BDS is not a “movement” – a movement requires universality, like the feminist, gay rights and civil rights movements.

AVITAL LEIBOVICH stands by as BDS activists protest her talk at Washington DC’s Newseum in 2016 (photo credit: AJC)
AVITAL LEIBOVICH stands by as BDS activists protest her talk at Washington DC’s Newseum in 2016
(photo credit: AJC)
 I recently debated Prof. Cornel West of Harvard about the boycott movement against Israel.
The topic was resolved: “The boycott, divestiture and sanctions (BDS) movement will help bring about the resolution of the Israeli-Palestinian conflict.”
West argued that BDS would encourage Israel to make peace with the Palestinians. I replied that Israel would never be blackmailed into compromising its security, and that the Palestinians are disincentivized into making compromises by the fantasy that they will get a state through economic and cultural extortion.
West argued that Israel was a “colonialist-settler” state and that apartheid in the West Bank was worse than it was in white-ruled South Africa and should be subject to the same kind of economic and cultural isolation that helped bring about the fall of that regime.
I replied that the Jews who emigrated to Israel – a land in which Jews have lived continuously for thousands of years – were escaping from the countries that persecuted them, not acting as colonial settlers for those countries. Indeed, Israel fought against British colonial rule. Zionism is the national liberation movement of the Jewish people, not a colonial enterprise. Nor is Israel in any way like South Africa, where a minority of whites ruled over a majority of blacks, who were denied the most fundamental human rights. In Israel, Arabs, Druze and Christians have equal rights and serve in high positions in government, business, the arts and academia.

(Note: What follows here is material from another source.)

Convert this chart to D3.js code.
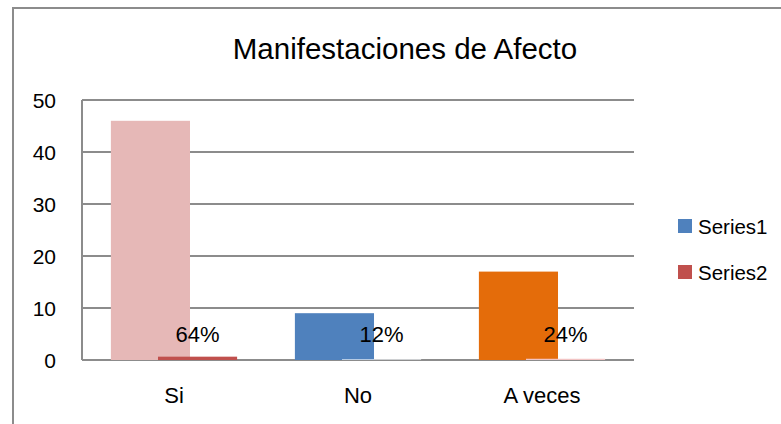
<!DOCTYPE html>
<html>
<head>
<meta charset="utf-8">
<script src="https://cdn.jsdelivr.net/npm/d3@7"></script>
<style>
  body { margin: 0; background: #fff; }
  svg { display: block; font-family: "Liberation Sans", Arial, sans-serif; }
</style>
</head>
<body>
<svg id="chart"></svg>
<script>
const categories = ["Si", "No", "A veces"];
const series1 = [46, 9, 17];
const series2 = [0.64, 0.12, 0.24];
const series2Labels = ["64%", "12%", "24%"];
const yTicks = [0, 10, 20, 30, 40, 50];
const seriesNames = ["Series1", "Series2"];

const series1Colors = ["#E6B8B7", "#4F81BD", "#E46C0A"];
const series2Colors = ["#C0504D", "#F5F8FC", "#F2C4C4"];
const legendColors = ["#4F81BD", "#C0504D"];

const width = 781;
const height = 424;
const margin = { top: 100, right: 147, bottom: 64, left: 82 };

const svg = d3.select("#chart")
    .attr("width", width)
    .attr("height", height);

// outer frame
svg.append("path")
    .attr("d", `M13,${height} V8 H${width}`)
    .attr("fill", "none")
    .attr("stroke", "#8c8c8c")
    .attr("stroke-width", 2);

svg.append("text")
    .attr("x", 405)
    .attr("y", 59)
    .attr("text-anchor", "middle")
    .attr("font-size", "29.5px")
    .attr("fill", "#000")
    .text("Manifestaciones de Afecto");

const xScale = d3.scaleBand()
    .domain(categories)
    .range([margin.left, width - margin.right])
    .padding(0);

const yScale = d3.scaleLinear()
    .domain([0, 50])
    .range([height - margin.bottom, margin.top]);

const bw = xScale.bandwidth() * 0.43;
const off = xScale.bandwidth() * 0.128;

// gridlines
svg.append("g")
    .selectAll("line")
    .data(yTicks)
    .join("line")
    .attr("x1", margin.left)
    .attr("x2", width - margin.right)
    .attr("y1", d => yScale(d))
    .attr("y2", d => yScale(d))
    .attr("stroke", "#8c8c8c")
    .attr("stroke-width", 2);

// left axis line
svg.append("line")
    .attr("x1", margin.left)
    .attr("x2", margin.left)
    .attr("y1", yScale(50))
    .attr("y2", yScale(0))
    .attr("stroke", "#8c8c8c")
    .attr("stroke-width", 2);

// y labels
svg.append("g")
    .selectAll("text")
    .data(yTicks)
    .join("text")
    .attr("x", 56)
    .attr("y", d => yScale(d))
    .attr("dy", "0.36em")
    .attr("text-anchor", "end")
    .attr("font-size", "21px")
    .text(d => d);

// series1 bars
svg.append("g")
    .selectAll("rect")
    .data(series1)
    .join("rect")
    .attr("x", (d, i) => xScale(categories[i]) + xScale.bandwidth() / 2 - off - bw / 2)
    .attr("y", d => yScale(d))
    .attr("width", bw)
    .attr("height", d => yScale(0) - yScale(d))
    .attr("fill", (d, i) => series1Colors[i]);

// series2 bars
svg.append("g")
    .selectAll("rect")
    .data(series2)
    .join("rect")
    .attr("x", (d, i) => xScale(categories[i]) + xScale.bandwidth() / 2 + off - bw / 2)
    .attr("y", d => yScale(d))
    .attr("width", bw)
    .attr("height", d => yScale(0) - yScale(d))
    .attr("fill", (d, i) => series2Colors[i]);

// series2 labels
svg.append("g")
    .selectAll("text")
    .data(series2)
    .join("text")
    .attr("x", (d, i) => xScale(categories[i]) + xScale.bandwidth() / 2 + off)
    .attr("y", 342)
    .attr("text-anchor", "middle")
    .attr("font-size", "22px")
    .text((d, i) => series2Labels[i]);

// category labels
svg.append("g")
    .selectAll("text")
    .data(categories)
    .join("text")
    .attr("x", d => xScale(d) + xScale.bandwidth() / 2)
    .attr("y", 403)
    .attr("text-anchor", "middle")
    .attr("font-size", "22px")
    .text(d => d);

// legend
const legend = svg.append("g")
    .selectAll("g")
    .data(seriesNames)
    .join("g")
    .attr("transform", (d, i) => `translate(678,${219 + i * 46})`);

legend.append("rect")
    .attr("width", 14)
    .attr("height", 14)
    .attr("fill", (d, i) => legendColors[i]);

legend.append("text")
    .attr("x", 20)
    .attr("y", 14.5)
    .attr("font-size", "20.5px")
    .text(d => d);
</script>
</body>
</html>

Jews were a majority in Israel when the US divided mandatory Palestine (Eretz Yisrael) into “two states for two people” and remain a majority today, although the Arab population has increased considerably since 1948. Even the situation in the West Bank – where Palestinians have the right to vote for their leaders and criticize Israel, and where in cities such as Ramallah there is no Israeli military or police presence – the situation is no way comparable to apartheid South Africa.
West then argued that BDS was a non-violent movement that was the best way to protest Israel’s “occupation” and settlement policies.
I responded that BDS is not a “movement” – a movement requires universality, like the feminist, gay rights and civil rights movements. BDS is an antisemitic tactic directed only against the Jewish citizens and supporters of Israel. The boycott against Israel and its Jewish supporters (to many Palestinians, all of Israel is one big “settlement”; just look at any official map of Palestine) began before any “occupation” or “settlements” and picked up steam just as Israel offered to end the “occupation” and settlements as part of a twostate solution that the Palestinians rejected. BDS is not a protest against Israel’s policies. It is a protest against Israel’s very existence.
West argued that BDS would help the Palestinians.
I argued that it has hurt them by causing unemployment among Palestinian workers in companies such as SodaStream, which was pressured to move out of the West Bank, where it paid high wages to Palestinian men and women who worked side by side with Israeli men and women.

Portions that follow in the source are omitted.